-- Work required --
Quote the listing below in its entirety, omitting every image.

──────── Data extract

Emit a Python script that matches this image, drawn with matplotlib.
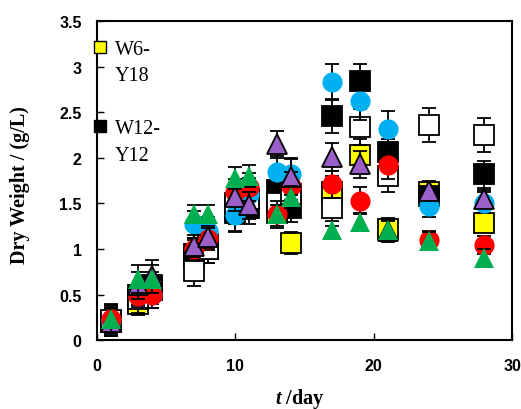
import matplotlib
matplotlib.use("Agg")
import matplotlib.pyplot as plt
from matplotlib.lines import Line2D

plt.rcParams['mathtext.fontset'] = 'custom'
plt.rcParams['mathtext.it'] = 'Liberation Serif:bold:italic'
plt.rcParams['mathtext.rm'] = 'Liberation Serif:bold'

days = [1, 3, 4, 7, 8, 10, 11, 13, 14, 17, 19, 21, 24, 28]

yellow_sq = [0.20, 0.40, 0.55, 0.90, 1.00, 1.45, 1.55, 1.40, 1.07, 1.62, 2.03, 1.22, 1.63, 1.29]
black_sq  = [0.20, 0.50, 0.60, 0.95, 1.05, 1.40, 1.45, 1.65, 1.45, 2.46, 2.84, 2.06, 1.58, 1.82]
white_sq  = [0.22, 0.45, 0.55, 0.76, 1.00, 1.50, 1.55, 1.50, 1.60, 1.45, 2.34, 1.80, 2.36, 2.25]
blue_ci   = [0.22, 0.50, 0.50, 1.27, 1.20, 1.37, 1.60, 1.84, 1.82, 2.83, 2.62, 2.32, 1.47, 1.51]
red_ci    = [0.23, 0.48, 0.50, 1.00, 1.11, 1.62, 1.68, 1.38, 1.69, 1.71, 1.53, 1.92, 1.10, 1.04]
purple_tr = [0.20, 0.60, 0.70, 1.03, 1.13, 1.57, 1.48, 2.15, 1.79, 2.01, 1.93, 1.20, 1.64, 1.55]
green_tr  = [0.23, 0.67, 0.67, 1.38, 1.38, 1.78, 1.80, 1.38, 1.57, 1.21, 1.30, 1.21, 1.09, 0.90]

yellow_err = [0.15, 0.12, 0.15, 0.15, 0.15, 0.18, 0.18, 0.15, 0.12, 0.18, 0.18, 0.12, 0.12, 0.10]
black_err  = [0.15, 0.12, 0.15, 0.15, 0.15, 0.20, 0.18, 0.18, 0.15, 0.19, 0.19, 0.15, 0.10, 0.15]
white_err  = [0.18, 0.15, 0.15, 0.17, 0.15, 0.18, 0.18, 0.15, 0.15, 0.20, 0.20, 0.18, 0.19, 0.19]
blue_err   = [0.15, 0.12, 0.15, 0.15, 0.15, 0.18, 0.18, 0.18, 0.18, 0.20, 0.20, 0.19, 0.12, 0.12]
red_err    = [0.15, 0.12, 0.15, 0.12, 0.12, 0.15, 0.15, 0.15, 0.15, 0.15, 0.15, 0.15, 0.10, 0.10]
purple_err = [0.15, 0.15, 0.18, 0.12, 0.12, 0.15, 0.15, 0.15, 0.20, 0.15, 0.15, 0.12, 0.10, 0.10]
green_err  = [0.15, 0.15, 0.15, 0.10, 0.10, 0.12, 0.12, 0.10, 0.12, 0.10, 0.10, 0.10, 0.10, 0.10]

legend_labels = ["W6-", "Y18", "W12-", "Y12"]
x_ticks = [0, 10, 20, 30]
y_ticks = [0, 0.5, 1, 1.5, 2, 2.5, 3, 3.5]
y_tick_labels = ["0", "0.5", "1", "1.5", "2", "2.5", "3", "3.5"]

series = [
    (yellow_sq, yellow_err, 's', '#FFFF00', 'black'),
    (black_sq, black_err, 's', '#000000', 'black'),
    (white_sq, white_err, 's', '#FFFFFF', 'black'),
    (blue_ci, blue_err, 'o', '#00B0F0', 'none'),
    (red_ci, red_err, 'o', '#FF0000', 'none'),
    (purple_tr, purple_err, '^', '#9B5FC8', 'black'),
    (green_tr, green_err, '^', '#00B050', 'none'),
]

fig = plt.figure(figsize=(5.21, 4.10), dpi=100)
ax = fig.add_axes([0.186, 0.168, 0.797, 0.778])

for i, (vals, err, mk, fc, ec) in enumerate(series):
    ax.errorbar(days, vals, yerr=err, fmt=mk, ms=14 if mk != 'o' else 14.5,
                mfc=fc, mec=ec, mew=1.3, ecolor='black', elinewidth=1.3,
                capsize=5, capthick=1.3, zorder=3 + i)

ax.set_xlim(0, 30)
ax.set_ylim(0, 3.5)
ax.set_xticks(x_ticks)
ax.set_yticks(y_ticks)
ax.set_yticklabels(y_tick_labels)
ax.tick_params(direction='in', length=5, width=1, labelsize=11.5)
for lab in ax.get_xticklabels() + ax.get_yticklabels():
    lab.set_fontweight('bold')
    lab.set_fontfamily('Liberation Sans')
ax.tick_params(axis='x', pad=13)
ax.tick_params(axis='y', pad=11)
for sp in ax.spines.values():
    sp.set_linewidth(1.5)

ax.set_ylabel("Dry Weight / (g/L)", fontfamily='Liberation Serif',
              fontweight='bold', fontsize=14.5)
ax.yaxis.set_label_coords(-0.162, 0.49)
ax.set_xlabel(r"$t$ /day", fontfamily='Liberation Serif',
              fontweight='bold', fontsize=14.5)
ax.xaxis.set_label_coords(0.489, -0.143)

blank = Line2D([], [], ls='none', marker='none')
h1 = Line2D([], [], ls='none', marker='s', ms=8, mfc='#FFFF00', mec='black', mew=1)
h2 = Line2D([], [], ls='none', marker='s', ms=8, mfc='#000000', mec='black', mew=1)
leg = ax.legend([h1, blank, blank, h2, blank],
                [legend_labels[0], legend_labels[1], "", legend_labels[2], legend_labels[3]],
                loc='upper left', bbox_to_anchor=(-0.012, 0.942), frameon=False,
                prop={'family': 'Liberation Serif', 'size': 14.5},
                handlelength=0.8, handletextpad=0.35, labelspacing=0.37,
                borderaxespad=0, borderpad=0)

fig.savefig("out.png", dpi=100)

────────────────

-- Answer to the problem --
Emit a Python script that matches this image, drawn with matplotlib.
import matplotlib
matplotlib.use("Agg")
import matplotlib.pyplot as plt
from matplotlib.lines import Line2D

plt.rcParams['mathtext.fontset'] = 'custom'
plt.rcParams['mathtext.it'] = 'Liberation Serif:bold:italic'
plt.rcParams['mathtext.rm'] = 'Liberation Serif:bold'

days = [1, 3, 4, 7, 8, 10, 11, 13, 14, 17, 19, 21, 24, 28]

yellow_sq = [0.20, 0.40, 0.55, 0.90, 1.00, 1.45, 1.55, 1.40, 1.07, 1.62, 2.03, 1.22, 1.63, 1.29]
black_sq  = [0.20, 0.50, 0.60, 0.95, 1.05, 1.40, 1.45, 1.65, 1.45, 2.46, 2.84, 2.06, 1.58, 1.82]
white_sq  = [0.22, 0.45, 0.55, 0.76, 1.00, 1.50, 1.55, 1.50, 1.60, 1.45, 2.34, 1.80, 2.36, 2.25]
blue_ci   = [0.22, 0.50, 0.50, 1.27, 1.20, 1.37, 1.60, 1.84, 1.82, 2.83, 2.62, 2.32, 1.47, 1.51]
red_ci    = [0.23, 0.48, 0.50, 1.00, 1.11, 1.62, 1.68, 1.38, 1.69, 1.71, 1.53, 1.92, 1.10, 1.04]
purple_tr = [0.20, 0.60, 0.70, 1.03, 1.13, 1.57, 1.48, 2.15, 1.79, 2.01, 1.93, 1.20, 1.64, 1.55]
green_tr  = [0.23, 0.67, 0.67, 1.38, 1.38, 1.78, 1.80, 1.38, 1.57, 1.21, 1.30, 1.21, 1.09, 0.90]

yellow_err = [0.15, 0.12, 0.15, 0.15, 0.15, 0.18, 0.18, 0.15, 0.12, 0.18, 0.18, 0.12, 0.12, 0.10]
black_err  = [0.15, 0.12, 0.15, 0.15, 0.15, 0.20, 0.18, 0.18, 0.15, 0.19, 0.19, 0.15, 0.10, 0.15]
white_err  = [0.18, 0.15, 0.15, 0.17, 0.15, 0.18, 0.18, 0.15, 0.15, 0.20, 0.20, 0.18, 0.19, 0.19]
blue_err   = [0.15, 0.12, 0.15, 0.15, 0.15, 0.18, 0.18, 0.18, 0.18, 0.20, 0.20, 0.19, 0.12, 0.12]
red_err    = [0.15, 0.12, 0.15, 0.12, 0.12, 0.15, 0.15, 0.15, 0.15, 0.15, 0.15, 0.15, 0.10, 0.10]
purple_err = [0.15, 0.15, 0.18, 0.12, 0.12, 0.15, 0.15, 0.15, 0.20, 0.15, 0.15, 0.12, 0.10, 0.10]
green_err  = [0.15, 0.15, 0.15, 0.10, 0.10, 0.12, 0.12, 0.10, 0.12, 0.10, 0.10, 0.10, 0.10, 0.10]

legend_labels = ["W6-", "Y18", "W12-", "Y12"]
x_ticks = [0, 10, 20, 30]
y_ticks = [0, 0.5, 1, 1.5, 2, 2.5, 3, 3.5]
y_tick_labels = ["0", "0.5", "1", "1.5", "2", "2.5", "3", "3.5"]

series = [
    (yellow_sq, yellow_err, 's', '#FFFF00', 'black'),
    (black_sq, black_err, 's', '#000000', 'black'),
    (white_sq, white_err, 's', '#FFFFFF', 'black'),
    (blue_ci, blue_err, 'o', '#00B0F0', 'none'),
    (red_ci, red_err, 'o', '#FF0000', 'none'),
    (purple_tr, purple_err, '^', '#9B5FC8', 'black'),
    (green_tr, green_err, '^', '#00B050', 'none'),
]

fig = plt.figure(figsize=(5.21, 4.10), dpi=100)
ax = fig.add_axes([0.186, 0.168, 0.797, 0.778])

for i, (vals, err, mk, fc, ec) in enumerate(series):
    ax.errorbar(days, vals, yerr=err, fmt=mk, ms=14 if mk != 'o' else 14.5,
                mfc=fc, mec=ec, mew=1.3, ecolor='black', elinewidth=1.3,
                capsize=5, capthick=1.3, zorder=3 + i)

ax.set_xlim(0, 30)
ax.set_ylim(0, 3.5)
ax.set_xticks(x_ticks)
ax.set_yticks(y_ticks)
ax.set_yticklabels(y_tick_labels)
ax.tick_params(direction='in', length=5, width=1, labelsize=11.5)
for lab in ax.get_xticklabels() + ax.get_yticklabels():
    lab.set_fontweight('bold')
    lab.set_fontfamily('Liberation Sans')
ax.tick_params(axis='x', pad=13)
ax.tick_params(axis='y', pad=11)
for sp in ax.spines.values():
    sp.set_linewidth(1.5)

ax.set_ylabel("Dry Weight / (g/L)", fontfamily='Liberation Serif',
              fontweight='bold', fontsize=14.5)
ax.yaxis.set_label_coords(-0.162, 0.49)
ax.set_xlabel(r"$t$ /day", fontfamily='Liberation Serif',
              fontweight='bold', fontsize=14.5)
ax.xaxis.set_label_coords(0.489, -0.143)

blank = Line2D([], [], ls='none', marker='none')
h1 = Line2D([], [], ls='none', marker='s', ms=8, mfc='#FFFF00', mec='black', mew=1)
h2 = Line2D([], [], ls='none', marker='s', ms=8, mfc='#000000', mec='black', mew=1)
leg = ax.legend([h1, blank, blank, h2, blank],
                [legend_labels[0], legend_labels[1], "", legend_labels[2], legend_labels[3]],
                loc='upper left', bbox_to_anchor=(-0.012, 0.942), frameon=False,
                prop={'family': 'Liberation Serif', 'size': 14.5},
                handlelength=0.8, handletextpad=0.35, labelspacing=0.37,
                borderaxespad=0, borderpad=0)

fig.savefig("out.png", dpi=100)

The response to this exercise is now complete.